Est-ce la fin de l’obligation de passer un marché public pour contracter avec un avocat ? La secrétaire d’Etat auprès du ministre de l’Économie et des Finances Delphine Gény-Stephann a annoncé que bientôt il sera permis de recourir « librement à un avocat lors d’une procédure juridictionnelle sans passer par un marché public ».
Cette réforme répond à une demande du Conseil national des Barreaux. Ce dernier aurait même souhaité aller plus loin. Selon le CNB « c’est un arbitrage favorable ». Ce dernier reste toujours mobilisé « pour que l’exclusion des marchés publics soit étendue à l’ensemble des prestations juridiques susceptibles d’être confiées à des avocats ».

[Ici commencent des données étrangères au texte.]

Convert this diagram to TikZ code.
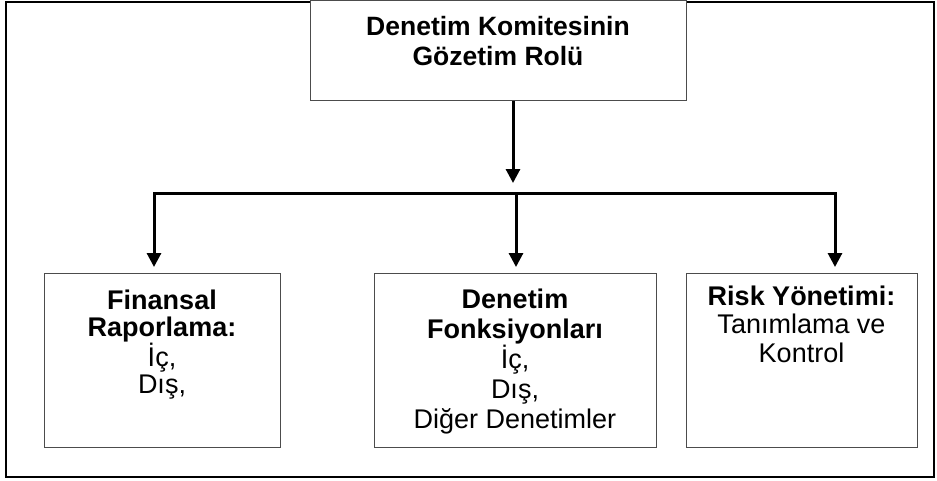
\documentclass[tikz,border=0pt]{standalone}
\usepackage{fontspec}
\setmainfont{Liberation Sans}
\usetikzlibrary{arrows.meta}
\begin{document}
\begin{tikzpicture}[x=1pt,y=-1pt,
  boxstyle/.style={draw=black!70, line width=1.2pt, fill=white, inner sep=0pt, anchor=north west},
  txt/.style={align=center, inner sep=0pt, font=\fontsize{27}{#1}\selectfont, anchor=north},
  txt/.default=28.5,
  headtxtstyle/.style={align=center, inner sep=0pt, font=\fontsize{26.5}{30}\selectfont, anchor=north},
  conn/.style={line width=3pt, black},
  arr/.style={conn, -{Triangle[width=14pt,length=14pt]}}]
\useasboundingbox (0,0) rectangle (937,480);
\node[draw, line width=2.2pt, minimum width=928pt, minimum height=475pt, anchor=north west, inner sep=0pt] (frame) at (5,1) {};
% boxes
\node[boxstyle, minimum width=376pt, minimum height=100pt] (head) at (310,0) {};
\node[boxstyle, minimum width=236pt, minimum height=174pt] (fin) at (44,273) {};
\node[boxstyle, minimum width=282pt, minimum height=174pt] (den) at (374,273) {};
\node[boxstyle, minimum width=231pt, minimum height=174pt] (risk) at (686,273) {};
% texts
\node[headtxtstyle] (headtxt) at (498,11) {\rule{0pt}{24pt}\textbf{Denetim Komitesinin}\\ \textbf{Gözetim Rolü}};
\node[txt=27] (fintxt) at (162,285) {\rule{0pt}{24pt}\textbf{Finansal}\\ \textbf{Raporlama:}\\ İç,\\ Dış,};
\node[txt=30] (dentxt) at (515,284) {\rule{0pt}{24pt}\textbf{Denetim}\\ \textbf{Fonksiyonları}\\ İç,\\ Dış,\\ Diğer Denetimler};
\node[txt=28.5] (risktxt) at (801.5,281) {\rule{0pt}{24pt}\textbf{Risk Yönetimi:}\\ Tanımlama ve\\ Kontrol};
% junctions
\coordinate (jT) at (513,193);
\coordinate (jL) at (154,193);
\coordinate (jM) at (516,193);
\coordinate (jR) at (835,193);
% connectors
\draw[arr, shorten >=10pt] (head.south -| jT) -- (jT);
\draw[conn, line cap=rect] (jL) -- (jR);
\draw[arr, shorten >=6pt] (jL) -- (jL |- fin.north);
\draw[arr, shorten >=6pt] (jM) -- (jM |- den.north);
\draw[arr, shorten >=6pt] (jR) -- (jR |- risk.north);
\end{tikzpicture}
\end{document}
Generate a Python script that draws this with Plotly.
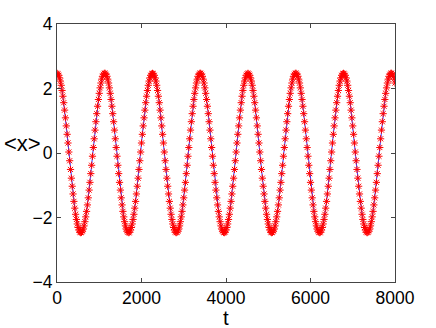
import plotly.graph_objects as go

# time samples (t = 0, 20, ..., 8000)
t_start = 0
t_step = 20
t_count = 401
t_values = [t_start + i * t_step for i in range(t_count)]

# <x>(t) values
x_mean = [
    2.47, 2.45, 2.41, 2.33, 2.23, 2.10, 1.94, 1.76, 1.56, 1.33, 1.09, 0.84, 0.58, 0.31, 0.03, -0.24, -0.51, -0.78, -1.03, -1.27,
    -1.50, -1.71, -1.90, -2.06, -2.20, -2.31, -2.39, -2.45, -2.47, -2.46, -2.42, -2.36, -2.26, -2.13, -1.98, -1.81, -1.61, -1.39, -1.15, -0.91,
    -0.64, -0.38, -0.10, 0.17, 0.44, 0.71, 0.97, 1.22, 1.45, 1.66, 1.85, 2.02, 2.17, 2.29, 2.38, 2.44, 2.47,
    2.47, 2.44, 2.38, 2.29, 2.17, 2.02, 1.85, 1.66, 1.45, 1.22, 0.97, 0.71, 0.44, 0.17, -0.10, -0.38, -0.64, -0.91, -1.15, -1.39,
    -1.61, -1.81, -1.98, -2.13, -2.26, -2.36, -2.42, -2.46, -2.47, -2.45, -2.39, -2.31, -2.20, -2.06, -1.90, -1.71, -1.50, -1.27, -1.03, -0.78,
    -0.51, -0.24, 0.03, 0.31, 0.58, 0.84, 1.09, 1.33, 1.56, 1.76, 1.94, 2.10, 2.23, 2.33, 2.41, 2.45,
    2.47, 2.45, 2.41, 2.33, 2.23, 2.10, 1.94, 1.76, 1.56, 1.33, 1.09, 0.84, 0.58, 0.31, 0.03, -0.24, -0.51, -0.78, -1.03, -1.27,
    -1.50, -1.71, -1.90, -2.06, -2.20, -2.31, -2.39, -2.45, -2.47, -2.46, -2.42, -2.36, -2.26, -2.13, -1.98, -1.81, -1.61, -1.39, -1.15, -0.91,
    -0.64, -0.38, -0.10, 0.17, 0.44, 0.71, 0.97, 1.22, 1.45, 1.66, 1.85, 2.02, 2.17, 2.29, 2.38, 2.44, 2.47,
    2.47, 2.44, 2.38, 2.29, 2.17, 2.02, 1.85, 1.66, 1.45, 1.22, 0.97, 0.71, 0.44, 0.17, -0.10, -0.38, -0.64, -0.91, -1.15, -1.39,
    -1.61, -1.81, -1.98, -2.13, -2.26, -2.36, -2.42, -2.46, -2.47, -2.45, -2.39, -2.31, -2.20, -2.06, -1.90, -1.71, -1.50, -1.27, -1.03, -0.78,
    -0.51, -0.24, 0.03, 0.31, 0.58, 0.84, 1.09, 1.33, 1.56, 1.76, 1.94, 2.10, 2.23, 2.33, 2.41, 2.45,
    2.47, 2.45, 2.41, 2.33, 2.23, 2.10, 1.94, 1.76, 1.56, 1.33, 1.09, 0.84, 0.58, 0.31, 0.03, -0.24, -0.51, -0.78, -1.03, -1.27,
    -1.50, -1.71, -1.90, -2.06, -2.20, -2.31, -2.39, -2.45, -2.47, -2.46, -2.42, -2.36, -2.26, -2.13, -1.98, -1.81, -1.61, -1.39, -1.15, -0.91,
    -0.64, -0.38, -0.10, 0.17, 0.44, 0.71, 0.97, 1.22, 1.45, 1.66, 1.85, 2.02, 2.17, 2.29, 2.38, 2.44, 2.47,
    2.47, 2.44, 2.38, 2.29, 2.17, 2.02, 1.85, 1.66, 1.45, 1.22, 0.97, 0.71, 0.44, 0.17, -0.10, -0.38, -0.64, -0.91, -1.15, -1.39,
    -1.61, -1.81, -1.98, -2.13, -2.26, -2.36, -2.42, -2.46, -2.47, -2.45, -2.39, -2.31, -2.20, -2.06, -1.90, -1.71, -1.50, -1.27, -1.03, -0.78,
    -0.51, -0.24, 0.03, 0.31, 0.58, 0.84, 1.09, 1.33, 1.56, 1.76, 1.94, 2.10, 2.23, 2.33, 2.41, 2.45,
    2.47, 2.45, 2.41, 2.33, 2.23, 2.10, 1.94, 1.76, 1.56, 1.33, 1.09, 0.84, 0.58, 0.31, 0.03, -0.24, -0.51, -0.78, -1.03, -1.27,
    -1.50, -1.71, -1.90, -2.06, -2.20, -2.31, -2.39, -2.45, -2.47, -2.46, -2.42, -2.36, -2.26, -2.13, -1.98, -1.81, -1.61, -1.39, -1.15, -0.91,
    -0.64, -0.38, -0.10, 0.17, 0.44, 0.71, 0.97, 1.22, 1.45, 1.66, 1.85, 2.02, 2.17, 2.29, 2.38, 2.44, 2.47,
    2.47, 2.44, 2.38, 2.29, 2.17,
]

x_ticks = [0, 2000, 4000, 6000, 8000]
y_ticks = [-4, -2, 0, 2, 4]

x_label = "t"
y_label = "&lt;x&gt;"

font_family = "Liberation Sans, Arial, Helvetica, sans-serif"

fig = go.Figure()
fig.add_trace(go.Scatter(
    x=t_values[:len(x_mean)],
    y=x_mean,
    mode="lines+markers",
    line=dict(color="#3333ff", width=1),
    marker=dict(symbol="asterisk-open", size=6, color="#ff0000",
                line=dict(color="#ff0000", width=1)),
    showlegend=False,
))

axis_common = dict(
    showgrid=False,
    zeroline=False,
    showline=True,
    linecolor="#444444",
    linewidth=1,
    mirror="ticks",
    ticks="inside",
    ticklen=4,
    tickwidth=1,
    tickcolor="#444444",
    tickfont=dict(family=font_family, size=17.5, color="#000000"),
)

fig.update_layout(
    width=436,
    height=328,
    margin=dict(l=57, r=41, t=24, b=46, autoexpand=False),
    paper_bgcolor="#ffffff",
    plot_bgcolor="#ffffff",
    xaxis=dict(range=[0, 8000], tickvals=x_ticks,
               ticktext=[str(v) for v in x_ticks], **axis_common),
    yaxis=dict(range=[-4, 4], tickvals=y_ticks,
               ticktext=[str(v).replace("-", "\u2212") for v in y_ticks], **axis_common),
    annotations=[
        dict(text=x_label, xref="paper", yref="paper", x=0.5, y=-0.1357,
             showarrow=False, font=dict(family=font_family, size=20.5, color="#000000"),
             xanchor="center", yanchor="middle"),
        dict(text=y_label, xref="paper", yref="paper", x=-0.1006, y=0.535,
             showarrow=False, font=dict(family=font_family, size=22, color="#000000"),
             xanchor="center", yanchor="middle"),
    ],
)

fig.write_html(
    "out.html",
    config={"displayModeBar": False},
    post_script="document.body.style.margin='0';document.body.style.overflow='hidden';",
)
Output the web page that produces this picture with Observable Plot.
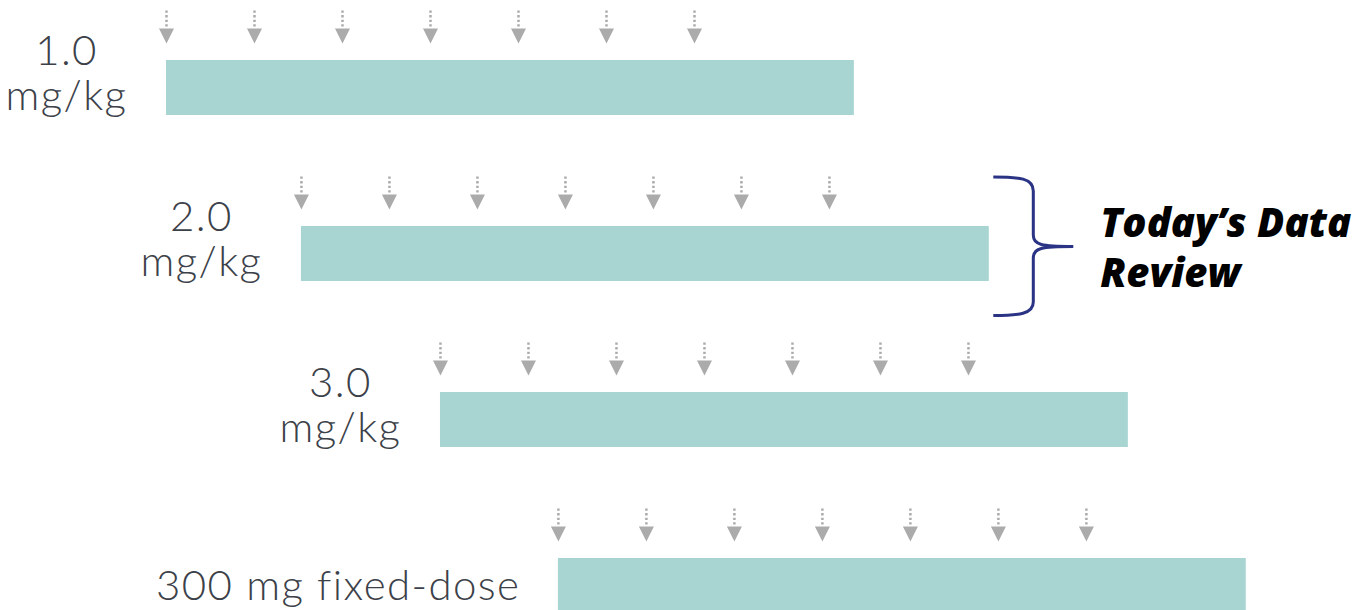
<!DOCTYPE html>
<html>
<head>
<meta charset="utf-8">
<script src="https://cdn.jsdelivr.net/npm/d3@7"></script>
<script src="https://cdn.jsdelivr.net/npm/@observablehq/plot@0.6"></script>
<style>
  html, body { margin: 0; padding: 0; background: #ffffff; }
  #chart { width: 1360px; height: 610px; overflow: hidden; }
  #chart g[font-family^="Lato"] { letter-spacing: 1.4px; }
</style>
</head>
<body>
<div id="chart"></div>
<script>
// Dose-escalation cohorts, staggered by enrollment start (weeks)
const cohorts = ["1.0 mg/kg", "2.0 mg/kg", "3.0 mg/kg", "300 mg fixed-dose"];
const cohortLabels = ["1.0\nmg/kg", "2.0\nmg/kg", "3.0\nmg/kg", "300 mg fixed-dose"];
const startWeeks = [0, 4.6, 9.34, 13.36];
const treatmentWeeks = [23.45, 23.45, 23.45, 23.45];
// Dosing visits, weeks after each cohort's start (every 3 weeks)
const doseWeeks = [0, 3, 6, 9, 12, 15, 18];
// Cohort under review
const reviewCohort = "2.0 mg/kg";
const reviewText = "Today\u2019s Data\nReview";

const rows = cohorts.map((c, i) => ({
  cohort: c,
  label: cohortLabels[i],
  start: startWeeks[i],
  end: startWeeks[i] + treatmentWeeks[i]
}));
const doses = rows.flatMap(r => doseWeeks.map(w => ({cohort: r.cohort, week: r.start + w})));

// Dotted stem with a solid downward head, drawn above the bar centre
const doseArrow = {
  draw(ctx) {
    for (let y = -77.5; y < -60; y += 4.6) ctx.rect(-1.25, y, 2.5, 2.3);
    ctx.moveTo(-7.5, -59.5);
    ctx.lineTo(7.5, -59.5);
    ctx.lineTo(0, -44.5);
    ctx.closePath();
  }
};

// Curly brace opening to the left, its point to the right
const brace = {
  draw(ctx) {
    ctx.moveTo(4, -77);
    ctx.bezierCurveTo(30, -77, 44, -76, 44, -63);
    ctx.lineTo(44, -19);
    ctx.bezierCurveTo(44, -9, 52, -7.5, 84, -7.5);
    ctx.moveTo(84, -7.5);
    ctx.bezierCurveTo(52, -7.5, 44, -6, 44, 4);
    ctx.lineTo(44, 48);
    ctx.bezierCurveTo(44, 60, 30, 61.5, 4, 61.5);
  }
};

const labelFont = "Lato, 'Open Sans', sans-serif";
const reviewFont = "'Open Sans', Lato, sans-serif";
const review = rows.filter(r => r.cohort === reviewCohort);

const chart = Plot.plot({
  width: 1360,
  height: 610,
  margin: 0,
  style: {background: "#ffffff", overflow: "hidden"},
  x: {domain: [0, 30], range: [166, 1046], axis: null},
  y: {type: "band", domain: cohorts, range: [2.95, 670.6], paddingInner: 0.67, paddingOuter: 0.335, axis: null},
  marks: [
    Plot.barX(rows, {x1: "start", x2: "end", y: "cohort", fill: "#a8d5d1"}),
    Plot.dot(doses, {x: "week", y: "cohort", symbol: doseArrow, fill: "#ababab", stroke: "none", r: 1}),
    Plot.text(rows.filter(r => r.label.includes("\n")), {
      x: "start", y: "cohort", text: "label",
      textAnchor: "middle", lineAnchor: "bottom", dx: -100, dy: 22,
      fontSize: 42, lineHeight: 1.08, fontWeight: 300, fontFamily: labelFont, fill: "#3c4149"
    }),
    Plot.text(rows.filter(r => !r.label.includes("\n")), {
      x: "start", y: "cohort", text: "label",
      textAnchor: "end", lineAnchor: "bottom", dx: -38, dy: 14,
      fontSize: 42, fontWeight: 300, fontFamily: labelFont, fill: "#3c4149"
    }),
    Plot.dot(review, {x: "end", y: "cohort", symbol: brace, fill: "none", stroke: "#2a3384", strokeWidth: 3, r: 1}),
    Plot.text(review, {
      x: "end", y: "cohort", text: () => reviewText,
      textAnchor: "start", lineAnchor: "bottom", dx: 111, dy: 33,
      fontSize: 40, lineHeight: 1.25, fontWeight: 800, fontStyle: "italic", fontFamily: reviewFont, fill: "#000000"
    })
  ]
});
document.getElementById("chart").append(chart);
</script>
</body>
</html>
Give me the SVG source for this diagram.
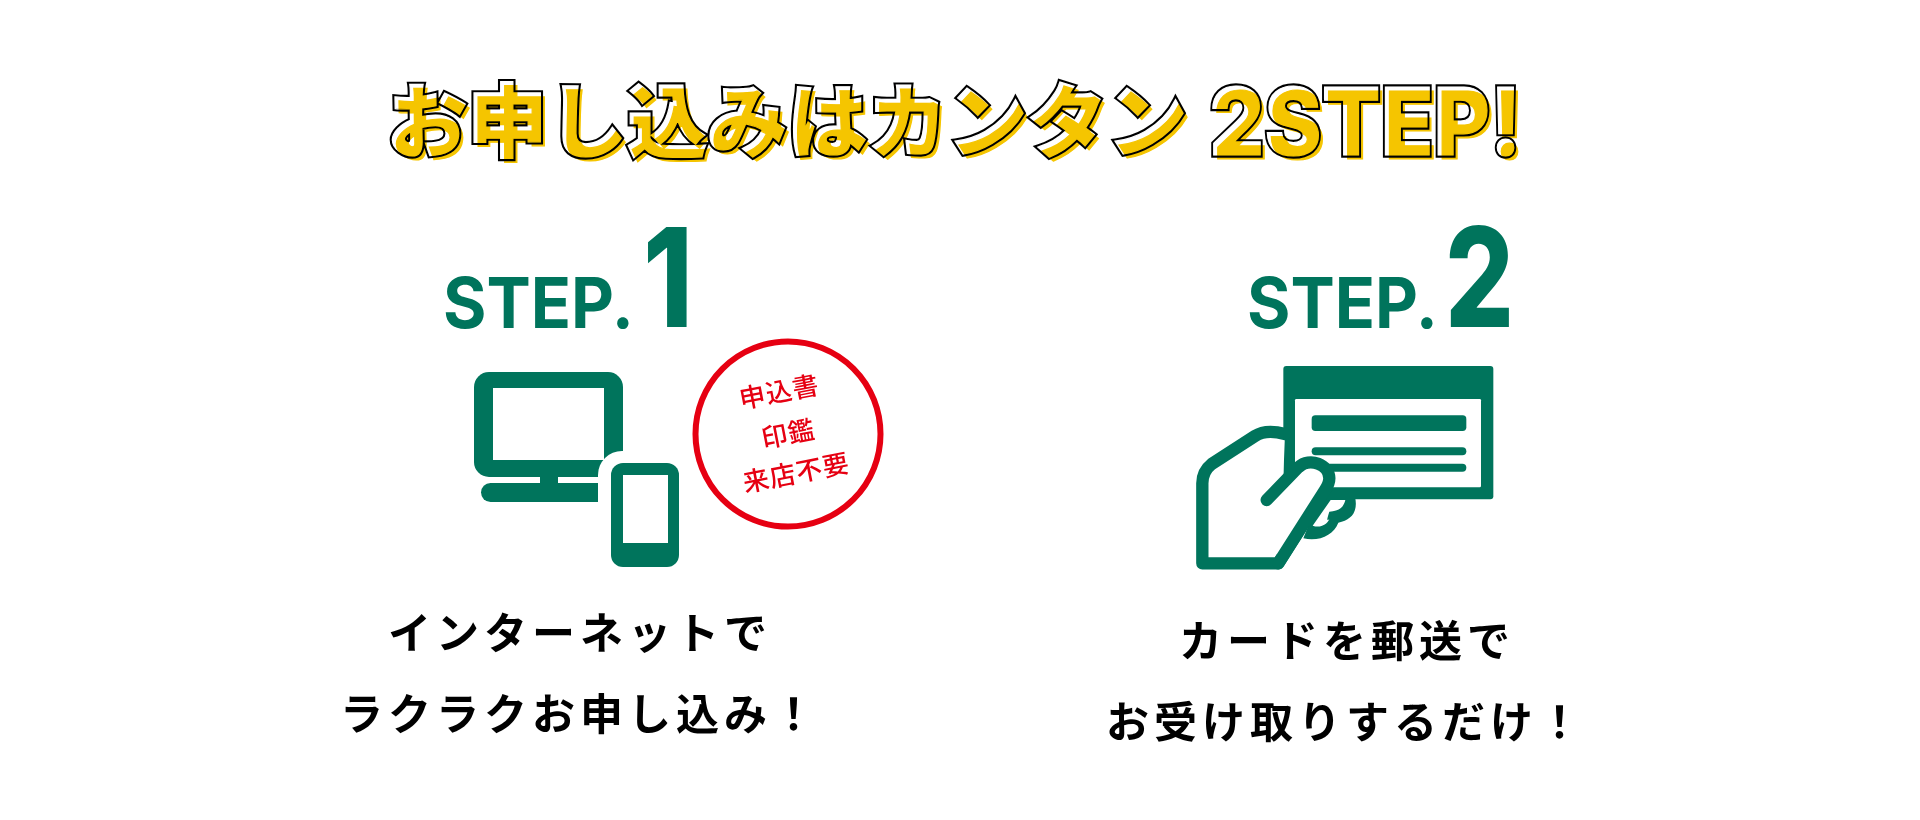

De nombreux avocats sont contre la passation d’appels d’offres pour leurs services. Ces procédures aggravent la concurrence et peuvent présenter des lourdeurs. De plus, ils entraînent une baisse des honoraires même si le droit de la commande publique permet de rejeter les offres anormalement basses. Le recours aux marchés publics est enfin difficilement compatible avec l’intuitu personæ entre un avocat et son client ou encore avec le principe de confidentialité.
Sommaire :
Des marchés publics confiés aux avocats déjà dérogatoires
Le monopole des avocats protégés au sein des marchés publics
Des marchés publics confiés aux avocats déjà dérogatoires
Si cette réforme devait être confirmée, il s’agirait d’une importante évolution du droit de la commande publique appliqué aux avocats. Ce dernier est déjà fortement dérogatoire. Son particularisme permet de le concilier avec la déontologie des avocats. En effet, si des avocats spécialisés en droit des marchés publics interviennent classiquement en matière de marchés publics, les avocats agissent également en tant que soumissionnaires pour leur propre compte. En effet, les avocats sont habilités à répondre pour eux-mêmes aux consultations passés par des pouvoirs adjudicateurs pour leurs besoins juridiques.
Une partie des prestations juridiques leur est à cet égard réservée en application de la loi 31 décembre 1971. C’est ainsi le cas des consultations juridiques ou de la rédaction d’actes sous seing privé. Ils ne peuvent être effectués à titre habituel que par les professionnels mentionnés à l’article 54 du 31 décembre 1971.
Le droit de la commande publique, aujourd’hui régi par l’Ordonnance n° 2015-899 du 23 juillet 2015 relative aux marchés publics a adapté les contraintes de la commande publique au métier d’avocats et notamment leurs règles déontologiques. Il convient à la fois de faire respecter les principes de libre concurrence, de transparence et d’égalité entre les candidats, sans méconnaître les règles déontologiques (secret, libre choix, confidentialité, compétence du bâtonnier pour la contestation des honoraires…).
Les marchés publics relatifs à certains services juridiques et relevant de l’article 28 du décret du 25 mars 2016 relatif aux marchés publics sont passés et conclus sous la forme d’une procédure adaptée (MAPA). Les marchés publics de services juridiques de représentation légale ou de consultation juridique liés à une procédure contentieuse qui doivent être confiés à un avocat sont, quant à eux, en application de l’article 29 du décret, soumis à une procédure qui laisse encore davantage de liberté à l’acheteur.
Le monopole des avocats protégés au sein des marchés publics
En tout état de cause, la réponse à la consultation doit veiller à ne pas enfreindre le monopole des avocats et des autres professions juridiques réglementées.
Le Conseil d’Etat l’a ainsi encore récemment jugé s’agissant de marché publics ne comportant pas exclusivement des prestations juridiques mais où la présence d’un avocat était requise pour les prestations juridiques.
Plus précisément, un avocat ne peut pas postuler à un marché public en tant que sous traitant ou comme membre d’un groupement solidaire. Il ne peut être candidat que comme membre d’un groupement conjoint, avec une répartition des prestations permettant de distinguer et de lui confier les prestations juridiques.